George Miller

George A. Miller (1920-2012) was an American psychologist who became one of the central figures in the birth of cognitive science. Working at a time when behaviorism dominated psychology and treated the mind as a black box, Miller argued that human beings could be studied as information-processing systems with measurable limits on how much they can take in and remember at once. His best-known work, the 1956 paper “The Magical Number Seven, Plus or Minus Two,” is archived in full at the Classics in the History of Psychology collection hosted by York University.
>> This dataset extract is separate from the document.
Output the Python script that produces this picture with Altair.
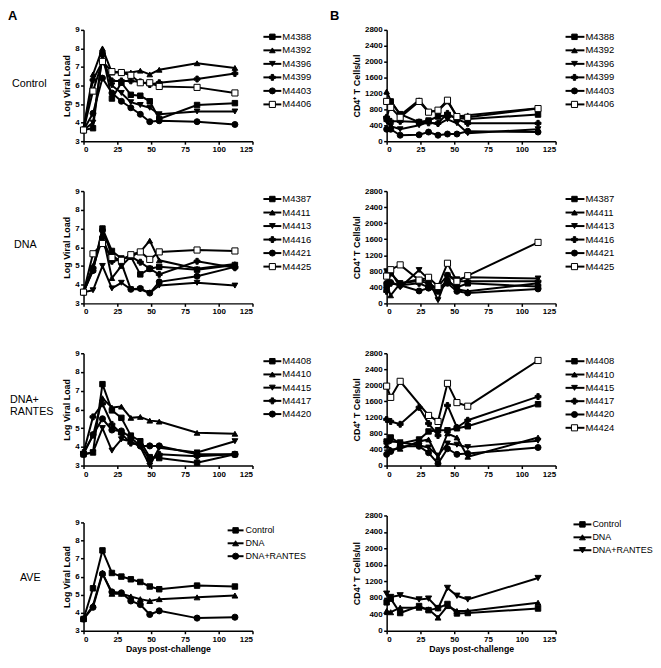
import altair as alt
import pandas as pd

FONT = "Liberation Sans"

VL_DAYS = [0, 7, 14, 21, 28, 35, 42, 49, 56, 84, 112]
CD4_DAYS = [0, 3, 10, 24, 31, 38, 45, 52, 60, 112]
X_TICKS = [0, 25, 50, 75, 100, 125]
VL_TICKS = [3, 4, 5, 6, 7, 8, 9]
CD4_TICKS = [0, 400, 800, 1200, 1600, 2000, 2400, 2800]

# ---- Control ----
CTRL_NAMES = ["M4388", "M4392", "M4396", "M4399", "M4403", "M4406"]
CTRL_VL_M4388 = [3.6, 3.7, 7.7, 5.3, 6.15, 5.5, 5.45, 5.15, 4.2, 4.95, 5.05]
CTRL_VL_M4392 = [3.7, 6.6, 8.0, 6.7, 6.7, 6.7, 6.8, 6.6, 6.85, 7.2, 6.95]
CTRL_VL_M4396 = [3.6, 4.0, 7.6, 6.0, 5.6, 5.1, 4.95, 4.8, 4.45, 4.6, 4.6]
CTRL_VL_M4399 = [3.6, 6.3, 7.3, 6.25, 6.25, 6.25, 6.2, 6.05, 6.15, 6.35, 6.65]
CTRL_VL_M4403 = [3.6, 4.5, 6.4, 5.6, 5.15, 4.8, 4.45, 4.05, 4.1, 4.05, 3.9]
CTRL_VL_M4406 = [3.6, 5.7, 7.3, 6.75, 6.7, 6.55, 6.15, 6.15, 5.95, 5.9, 5.6]

CTRL_CD4_M4388 = [560, 1000, 680, 480, 520, 620, 650, 580, 560, 670]
CTRL_CD4_M4392 = [1250, 1020, 650, 1030, 750, 760, 1000, 620, 650, 830]
CTRL_CD4_M4396 = [500, 380, 300, 400, 480, 420, 550, 450, 200, 300]
CTRL_CD4_M4399 = [600, 500, 500, 480, 460, 450, 700, 550, 450, 450]
CTRL_CD4_M4403 = [300, 300, 150, 160, 230, 150, 180, 180, 250, 230]
CTRL_CD4_M4406 = [1000, 850, 600, 1000, 730, 780, 1030, 620, 600, 820]

# ---- DNA ----
DNA_NAMES = ["M4387", "M4411", "M4413", "M4416", "M4421", "M4425"]
DNA_VL_M4387 = [3.6, 4.8, 7.0, 5.8, 5.4, 5.5, 4.55, 4.85, 4.95, 4.8, 5.05]
DNA_VL_M4411 = [3.6, 5.0, 6.7, 4.35, 5.0, 5.5, 5.75, 6.35, 5.3, 4.85, 5.1]
DNA_VL_M4413 = [3.6, 3.7, 5.0, 3.8, 4.1, 3.75, 3.75, 3.55, 3.95, 4.1, 3.95]
DNA_VL_M4416 = [3.6, 4.9, 6.5, 5.25, 5.35, 5.5, 5.2, 4.85, 4.55, 5.25, 4.9]
DNA_VL_M4421 = [3.6, 4.75, 6.9, 5.6, 5.15, 3.75, 3.8, 3.55, 4.15, 4.45, 4.95]
DNA_VL_M4425 = [3.6, 5.65, 6.2, 5.45, 5.3, 5.6, 5.75, 5.35, 5.75, 5.85, 5.8]

DNA_CD4_M4387 = [400, 750, 500, 560, 500, 350, 550, 400, 500, 420]
DNA_CD4_M4411 = [450, 200, 500, 600, 550, 300, 600, 350, 300, 500]
DNA_CD4_M4413 = [800, 800, 400, 830, 600, 80, 700, 600, 650, 620]
DNA_CD4_M4416 = [300, 500, 450, 500, 400, 420, 700, 550, 550, 550]
DNA_CD4_M4421 = [500, 520, 450, 310, 380, 300, 500, 300, 260, 360]
DNA_CD4_M4425 = [680, 840, 960, 580, 650, 420, 1000, 550, 690, 1520]

# ---- DNA+RANTES ----
DR_VL_NAMES = ["M4408", "M4410", "M4415", "M4417", "M4420"]
DR_VL_M4408 = [3.6, 3.7, 7.35, 5.95, 5.55, 4.6, 4.3, 3.45, 3.4, 3.15, 3.6]
DR_VL_M4410 = [3.7, 4.6, 6.6, 6.1, 6.15, 5.55, 5.6, 5.4, 5.35, 4.75, 4.7]
DR_VL_M4415 = [3.6, 3.7, 5.0, 3.8, 4.4, 4.3, 4.0, 3.0, 3.95, 3.7, 4.3]
DR_VL_M4417 = [3.7, 5.6, 6.3, 5.2, 4.7, 4.2, 4.1, 3.3, 3.6, 3.5, 3.6]
DR_VL_M4420 = [3.6, 4.65, 5.5, 4.9, 4.85, 4.5, 4.05, 4.05, 4.05, 3.6, 3.6]

DR_CD4_NAMES = ["M4408", "M4410", "M4415", "M4417", "M4420", "M4424"]
DR_CD4_M4408 = [600, 700, 550, 650, 850, 880, 880, 930, 980, 1530]
DR_CD4_M4410 = [500, 400, 420, 600, 650, 200, 800, 700, 220, 700]
DR_CD4_M4415 = [550, 600, 580, 500, 450, 250, 550, 520, 460, 620]
DR_CD4_M4417 = [1150, 1100, 1030, 1450, 1050, 750, 1500, 950, 1130, 1720]
DR_CD4_M4420 = [280, 350, 480, 480, 320, 50, 420, 280, 300, 450]
DR_CD4_M4424 = [1980, 1700, 2100, None, 1250, 1100, 2050, 1570, 1480, 2620]

# ---- Averages ----
AVE_NAMES = ["Control", "DNA", "DNA+RANTES"]
AVE_VL_CONTROL = [3.65, 5.35, 7.45, 6.2, 6.0, 5.85, 5.7, 5.45, 5.3, 5.5, 5.45]
AVE_VL_DNA = [3.65, 4.4, 6.2, 5.05, 5.05, 4.9, 4.75, 4.65, 4.75, 4.85, 4.95]
AVE_VL_DR = [3.65, 4.3, 6.15, 5.15, 5.1, 4.65, 4.45, 3.9, 4.1, 3.7, 3.75]

AVE_CD4_CONTROL = [690, 780, 430, 600, 500, 550, 650, 420, 430, 540]
AVE_CD4_DNA = [480, 450, 560, 560, 520, 320, 600, 480, 480, 680]
AVE_CD4_DR = [900, 820, 860, 760, 780, 540, 1040, 850, 760, 1280]

# marker styles: (shape, fill, size)
STY = {
    "sq": ("square", "black", 30),
    "tu": ("triangle-up", "black", 38),
    "td": ("triangle-down", "black", 38),
    "cr": ("cross", "black", 26),
    "ci": ("circle", "black", 30),
    "osq": ("square", "white", 44),
}

PW = 170


def panel(names, styles, days, series, ydomain, yticks, ytitle, height,
          leg_rule, leg_mark, leg_text, leg_y0, leg_step,
          extras=(), xtitle=None, yrange=None, leg_font=9.5):
    recs = []
    for n in names:
        for d, v in zip(days, series[n]):
            if v is not None:
                recs.append({"series": n, "day": d, "value": v})
    df = pd.DataFrame(recs)
    shp = alt.Shape("series:N", scale=alt.Scale(domain=names, range=[STY[s][0] for s in styles]), legend=None)
    fil = alt.Fill("series:N", scale=alt.Scale(domain=names, range=[STY[s][1] for s in styles]), legend=None)
    siz = alt.Size("series:O", scale=alt.Scale(domain=names, range=[STY[s][2] for s in styles]), legend=None)
    xa = alt.Axis(values=X_TICKS, title=xtitle) if xtitle else alt.Axis(values=X_TICKS, title=None)
    x = alt.X("day:Q", scale=alt.Scale(domain=[0, 125], nice=False), axis=xa)
    if yrange:
        ysc = alt.Scale(domain=ydomain, nice=False, zero=False, range=yrange)
    else:
        ysc = alt.Scale(domain=ydomain, nice=False, zero=False)
    y = alt.Y("value:Q", scale=ysc, axis=alt.Axis(values=yticks, title=ytitle, format="d"))
    base = alt.Chart(df)
    lines = base.mark_line(color="black", strokeWidth=2).encode(x=x, y=y, detail="series:N")
    pts = base.mark_point(stroke="black", strokeWidth=1, opacity=1, fillOpacity=1).encode(
        x=x, y=y, shape=shp, fill=fil, size=siz)

    ldf = pd.DataFrame({"series": names})
    ly = alt.Y("series:N", scale=alt.Scale(type="point", domain=names, padding=0,
                                          range=[leg_y0, leg_y0 + leg_step * (len(names) - 1)]),
               axis=None)
    lrule = alt.Chart(ldf).mark_rule(color="black", strokeWidth=2).encode(
        x=alt.value(leg_rule[0]), x2=alt.value(leg_rule[1]), y=ly)
    lpt = alt.Chart(ldf).mark_point(stroke="black", strokeWidth=1, opacity=1, fillOpacity=1).encode(
        x=alt.value(leg_mark), y=ly, shape=shp, fill=fil, size=siz)
    ltxt = alt.Chart(ldf).mark_text(align="left", baseline="middle", fontSize=leg_font, font=FONT,
                                    color="black").encode(x=alt.value(leg_text), y=ly, text="series:N")
    layers = [alt.layer(lines, pts), alt.layer(lrule, lpt, ltxt)] + list(extras)
    return alt.layer(*layers).resolve_scale(y="independent").properties(width=PW, height=height)


def label(text, x, y, size=10.8, bold=False, baseline="middle"):
    d = pd.DataFrame({"t": [text]})
    return alt.Chart(d).mark_text(align="left", baseline=baseline, fontSize=size, font=FONT,
                                  fontWeight="bold" if bold else "normal", color="black").encode(
        x=alt.value(x), y=alt.value(y), text="t:N")


def multi_label(lines, x, y, size=10.8, line_height=12):
    d = pd.DataFrame({"t": [lines]})
    return alt.Chart(d).mark_text(align="left", baseline="top", fontSize=size, font=FONT,
                                  color="black", lineHeight=line_height).encode(
        x=alt.value(x), y=alt.value(y), text="t")


STY6 = ["sq", "tu", "td", "cr", "ci", "osq"]
CD4_TITLE = "CD4\u207a T Cells/ul"
VL_TITLE = "Log Viral Load"

A1 = panel(CTRL_NAMES, STY6, VL_DAYS,
           dict(zip(CTRL_NAMES, [CTRL_VL_M4388, CTRL_VL_M4392, CTRL_VL_M4396, CTRL_VL_M4399,
                                 CTRL_VL_M4403, CTRL_VL_M4406])),
           [3, 9], VL_TICKS, VL_TITLE, 112, (181, 199), 190, 200, 7, 13.6,
           extras=[label("Control", -72, 54), label("A", -76, -20, size=13, bold=True, baseline="top")])
B1 = panel(CTRL_NAMES, STY6, CD4_DAYS,
           dict(zip(CTRL_NAMES, [CTRL_CD4_M4388, CTRL_CD4_M4392, CTRL_CD4_M4396, CTRL_CD4_M4399,
                                 CTRL_CD4_M4403, CTRL_CD4_M4406])),
           [0, 2800], CD4_TICKS, CD4_TITLE, 112, (180, 199), 189, 200, 7, 13.6,
           extras=[label("B", -57, -20, size=13, bold=True, baseline="top")])

A2 = panel(DNA_NAMES, STY6, VL_DAYS,
           dict(zip(DNA_NAMES, [DNA_VL_M4387, DNA_VL_M4411, DNA_VL_M4413, DNA_VL_M4416,
                                DNA_VL_M4421, DNA_VL_M4425])),
           [3, 9], VL_TICKS, VL_TITLE, 113, (181, 199), 190, 200, 8, 13.6,
           extras=[label("DNA", -70, 54)])
B2 = panel(DNA_NAMES, STY6, CD4_DAYS,
           dict(zip(DNA_NAMES, [DNA_CD4_M4387, DNA_CD4_M4411, DNA_CD4_M4413, DNA_CD4_M4416,
                                DNA_CD4_M4421, DNA_CD4_M4425])),
           [0, 2800], CD4_TICKS, CD4_TITLE, 113, (180, 199), 189, 200, 8, 13.6)

A3 = panel(DR_VL_NAMES, STY6[:5], VL_DAYS,
           dict(zip(DR_VL_NAMES, [DR_VL_M4408, DR_VL_M4410, DR_VL_M4415, DR_VL_M4417, DR_VL_M4420])),
           [3, 9], VL_TICKS, VL_TITLE, 113, (181, 199), 190, 200, 8, 13.3,
           extras=[multi_label(["DNA+", "RANTES"], -74, 41)])
B3 = panel(DR_CD4_NAMES, STY6, CD4_DAYS,
           dict(zip(DR_CD4_NAMES, [DR_CD4_M4408, DR_CD4_M4410, DR_CD4_M4415, DR_CD4_M4417,
                                   DR_CD4_M4420, DR_CD4_M4424])),
           [0, 2800], CD4_TICKS, CD4_TITLE, 113, (180, 199), 189, 200, 8, 13.4)

# row 4: A panel axis starts 7px lower than the B panel's
A4 = panel(AVE_NAMES, ["sq", "tu", "ci"], VL_DAYS,
           dict(zip(AVE_NAMES, [AVE_VL_CONTROL, AVE_VL_DNA, AVE_VL_DR])),
           [3, 9], VL_TICKS, VL_TITLE, 116, (145, 161), 153, 163, 15, 13,
           extras=[label("AVE", -64, 63)], xtitle="Days post-challenge", yrange=[116, 7], leg_font=9)
B4 = panel(AVE_NAMES, ["sq", "tu", "td"], CD4_DAYS,
           dict(zip(AVE_NAMES, [AVE_CD4_CONTROL, AVE_CD4_DNA, AVE_CD4_DR])),
           [0, 2800], CD4_TICKS, CD4_TITLE, 116, (188, 206), 197, 207, 9, 13,
           xtitle="Days post-challenge", leg_font=9)

chart = alt.concat(A1, B1, A2, B2, A3, B3, A4, B4, columns=2,
                   spacing={"row": 50.2, "column": 135}, bounds="flush").resolve_scale(
    shape="independent", fill="independent", size="independent"
).properties(
    padding=0
).configure_view(strokeWidth=0).configure_axis(
    labelFont=FONT, labelFontWeight="bold", labelFontSize=8, labelColor="black",
    labelPadding=1.5, titleFont=FONT, titleFontWeight="bold", titleFontSize=9,
    titleColor="black", titlePadding=3, domainColor="black", domainWidth=1.5,
    tickColor="black", tickWidth=1.5, tickSize=3, grid=False
).configure_axisX(titlePadding=1, titleFontSize=8.8).configure_text(font=FONT)

chart.save("out.html", embed_options={"renderer": "svg", "actions": False})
The paper, published in Psychological Review (volume 63, pages 81 to 97), drew together experiments on how many distinct categories people can reliably judge along a single dimension - pitch, loudness, brightness - and found the limit clustered around seven. He separately observed that the span of immediate memory is also about seven items, though he was careful to note these are different mechanisms that happen to land on similar numbers. The deeper move was conceptual: Miller measured human capacity in bits, the unit Claude Shannon had introduced for information, and showed that the mind behaves like a limited-capacity channel.

In a 2003 retrospective in Trends in Cognitive Sciences, archived at Princeton, Miller dated the birth of cognitive science to a symposium at MIT in September 1956 where he, Noam Chomsky, and Allen Newell and Herbert Simon all presented within a day of each other. He left that meeting, he wrote, convinced that psychology, linguistics, and computer science were all asking the same questions about how minds work.

For business readers, Miller is a reminder that the modern idea of “information processing” - now so familiar it is invisible - was a hard-won reframing, and that the limits he measured still shape how people use the interfaces and tools that AI now powers.